Lire : Slim Khalbous: «La Tunisie souffre d’une hémorragie d’universitaires»

Les conséquences sont pour le moment désastreuses: ce départ massif a un impact négatif immédiat sur la qualité de l’enseignement supérieur et l’avenir des étudiants. A titre d’exemple, plus de 200 étudiants de troisième cycle dans les beaux-arts, les médias et la littérature anglaise à la Faculté des sciences humaines – 9 Avril souffrent de manque de professeurs encadreurs qui ne sont qu’au nombre de dix.

Lire : Slim Khalbous se penche sur le problème des docteurs en chômage

Des raisons multidimensionnelles

Quant aux raisons qui poussent les universitaires du pays à émigrer, elles sont multiples.
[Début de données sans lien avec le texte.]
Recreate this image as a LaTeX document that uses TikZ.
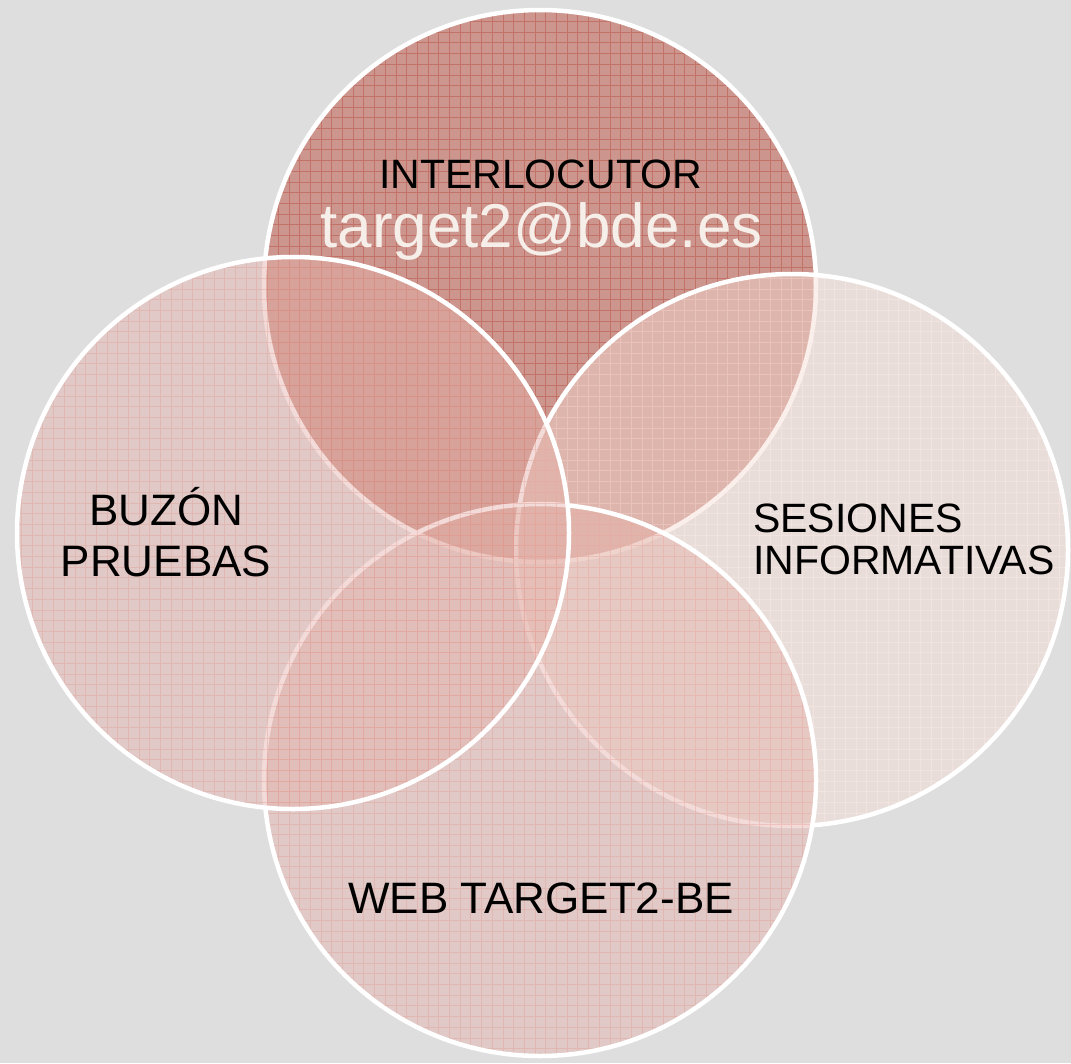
\documentclass[tikz,border=0pt]{standalone}
\usepackage{fontspec}
\setmainfont{Liberation Sans}
\definecolor{bgcol}{RGB}{222,222,222}
\definecolor{topfill}{RGB}{204,150,142}
\definecolor{topgrid}{RGB}{185,80,64}
\definecolor{rightfill}{RGB}{246,220,212}
\definecolor{rightgrid}{RGB}{252,238,234}
\definecolor{leftfill}{RGB}{228,178,170}
\definecolor{leftgrid}{RGB}{228,150,140}
\definecolor{emailcol}{RGB}{246,238,233}
\tikzset{
  ring/.style={draw=white, line width=4.5pt},
  lbl/.style={inner sep=0pt, text=black, anchor=base},
  gridtop/.style={topgrid, line width=0.8pt, opacity=0.5},
  gridright/.style={rightgrid, line width=0.8pt, opacity=0.45},
  gridlow/.style={leftgrid, line width=0.7pt, opacity=0.35},
}
\begin{document}
\begin{tikzpicture}[x=1pt,y=-1pt]
\fill[bgcol] (0,0) rectangle (1071,1063);
\useasboundingbox (0,0) rectangle (1071,1063);
% top circle
\fill[topfill] (540,286) circle (276);
\begin{scope}
  \clip (540,286) circle (276);
  \draw[gridtop] foreach \k in {0,...,100} {(0,\k*10.7) -- (1071,\k*10.7) (\k*10.7,0) -- (\k*10.7,1063)};
\end{scope}
\draw[ring] (540,286) circle (276);
% right circle
\fill[rightfill, fill opacity=0.45] (792,550) circle (276);
\begin{scope}
  \clip (792,550) circle (276);
  \draw[gridright] foreach \k in {0,...,100} {(0,\k*10.7) -- (1071,\k*10.7) (\k*10.7,0) -- (\k*10.7,1063)};
\end{scope}
\draw[ring] (792,550) circle (276);
% bottom circle
\fill[leftfill, fill opacity=0.46] (540,780) circle (276);
\begin{scope}
  \clip (540,780) circle (276);
  \draw[gridlow] foreach \k in {0,...,100} {(0,\k*10.7) -- (1071,\k*10.7) (\k*10.7,0) -- (\k*10.7,1063)};
\end{scope}
\draw[ring] (540,780) circle (276);
% left circle
\fill[leftfill, fill opacity=0.46] (293,533) circle (276);
\begin{scope}
  \clip (293,533) circle (276);
  \draw[gridlow] foreach \k in {0,...,100} {(0,\k*10.7) -- (1071,\k*10.7) (\k*10.7,0) -- (\k*10.7,1063)};
\end{scope}
\draw[ring] (293,533) circle (276);
% labels
\node[lbl, font=\fontsize{41}{48}\selectfont] (interl) at (540.5,188) {INTERLOCUTOR};
\node[lbl, text=emailcol, font=\fontsize{62}{70}\selectfont] (mail) at (541.5,247) {target2@bde.es};
\node[lbl, font=\fontsize{44}{50}\selectfont] (buzon1) at (166,525) {BUZÓN};
\node[lbl, font=\fontsize{44}{50}\selectfont] (buzon2) at (166,576) {PRUEBAS};
\node[lbl, anchor=base west, font=\fontsize{41}{48}\selectfont] (sesion1) at (753,532) {SESIONES};
\node[lbl, anchor=base west, font=\fontsize{41}{48}\selectfont] (sesion2) at (753,574) {INFORMATIVAS};
\node[lbl, font=\fontsize{44}{50}\selectfont] (web) at (541,913) {WEB TARGET2-BE};
\end{tikzpicture}
\end{document}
Certes, l’argent constitue la raison principale du départ des professeurs tunisiens -les salaires à l’étranger sont parfois 4 fois supérieurs à ceux accordés en Tunisie-, mais elle n’est pas la seule. Derrière ce phénomène, il y a la disponibilité de meilleures conditions de travail et de recherche. Il y a aussi le souci des concernés de donner vie à des projets ambitieux, de faire de la recherche, de booster leurs carrières et surtout, “d’avoir la reconnaissance de leurs pairs”. Il y a là plus qu’un besoin d’argent, les universitaires réclament dignité, reconnaissance et respect. C’est tout un autre programme.
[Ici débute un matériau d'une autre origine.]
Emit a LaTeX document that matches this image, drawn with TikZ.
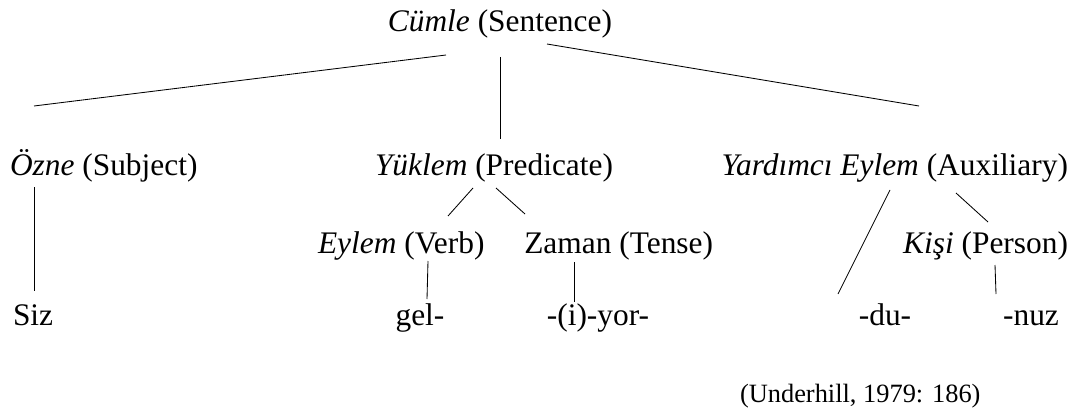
\documentclass[tikz,border=0pt]{standalone}
\usepackage{fontspec}
\setmainfont{Liberation Serif}
\begin{document}
\begin{tikzpicture}[x=1pt,y=-1pt,
  lbl/.style={inner sep=0pt, outer sep=0pt, font=\fontsize{31.4}{36}\selectfont},
  cite/.style={inner sep=0pt, outer sep=0pt, font=\fontsize{26.4}{30}\selectfont},
  edge/.style={draw=black, line width=0.85pt}]
\useasboundingbox (0,0) rectangle (1075,412);

% tree labels, placed on their baselines
\node[lbl, anchor=base east] (cumle)   at (612,32)   {\textit{Cümle} (Sentence)};
\node[lbl, anchor=base west] (ozne)    at (10,175)   {\textit{Özne} (Subject)};
\node[lbl, anchor=base west] (yuklem)  at (375,175)  {\textit{Yüklem} (Predicate)};
\node[lbl, anchor=base east] (yardim)  at (1068,175) {\textit{Yardımcı Eylem} (Auxiliary)};
\node[lbl, anchor=base west] (eylem)   at (318,253)  {\textit{Eylem} (Verb)};
\node[lbl, anchor=base east] (zaman)   at (713,253)  {Zaman (Tense)};
\node[lbl, anchor=base east] (kisi)    at (1068,253) {\textit{Kişi} (Person)};
\node[lbl, anchor=base west] (siz)     at (13,325)   {Siz};
\node[lbl, anchor=base]      (gel)     at (420,325)  {gel-};
\node[lbl, anchor=base]      (yor)     at (598,325)  {-(i)-yor-};
\node[lbl, anchor=base]      (du)      at (885,325)  {-du-};
\node[lbl, anchor=base]      (nuz)     at (1031,325) {-nuz};
\node[cite, anchor=base west] (source) at (740,402)  {(Underhill, 1979: 186)};

% branch end points
\coordinate (cumle-l)   at (446,55);
\coordinate (cumle-m)   at (500,57);
\coordinate (cumle-r)   at (547,44);
\coordinate (ozne-t)    at (34,106);
\coordinate (yuklem-t)  at (500,139);
\coordinate (yardim-t)  at (919,106);
\coordinate (ozne-b)    at (34,187);
\coordinate (siz-t)     at (34,291);
\coordinate (yuklem-bl) at (473,188);
\coordinate (yuklem-br) at (496,188);
\coordinate (eylem-t)   at (448,216);
\coordinate (zaman-t)   at (525,214);
\coordinate (eylem-b)   at (428,261);
\coordinate (gel-t)     at (427,299);
\coordinate (zaman-b)   at (574,262);
\coordinate (yor-t)     at (574,302);
\coordinate (yardim-bl) at (890,190);
\coordinate (yardim-br) at (956,193);
\coordinate (du-t)      at (838,294);
\coordinate (kisi-t)    at (988,222);
\coordinate (kisi-b)    at (995,265);
\coordinate (nuz-t)     at (996,294);

% branches
\draw[edge] (cumle-l)   -- (ozne-t);
\draw[edge] (cumle-m)   -- (yuklem-t);
\draw[edge] (cumle-r)   -- (yardim-t);
\draw[edge] (ozne-b)    -- (siz-t);
\draw[edge] (yuklem-bl) -- (eylem-t);
\draw[edge] (yuklem-br) -- (zaman-t);
\draw[edge] (eylem-b)   -- (gel-t);
\draw[edge] (zaman-b)   -- (yor-t);
\draw[edge] (yardim-bl) -- (du-t);
\draw[edge] (yardim-br) -- (kisi-t);
\draw[edge] (kisi-b)    -- (nuz-t);
\end{tikzpicture}
\end{document}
C’est la raison pour laquelle que nous pensons que cette tendance du gouvernement à s’accommoder de manière presque mécanique de cet exode des cerveaux n’est pas convaincante. Elle gagnerait à être accompagnée par une autre stratégie tendant à sédentariser les compétences du pays et à faire profiter, en priorité, la communauté nationale de leur précieux savoir. N’oublions jamais que c’est grâce à l’argent du contribuable que ces cadres ont été formés.

Dans tous les cas, une réflexion approfondie sur ce que gagnerait le pays et sur ce qu’il perdrait à travers ce brain drain mérite d’être engagée.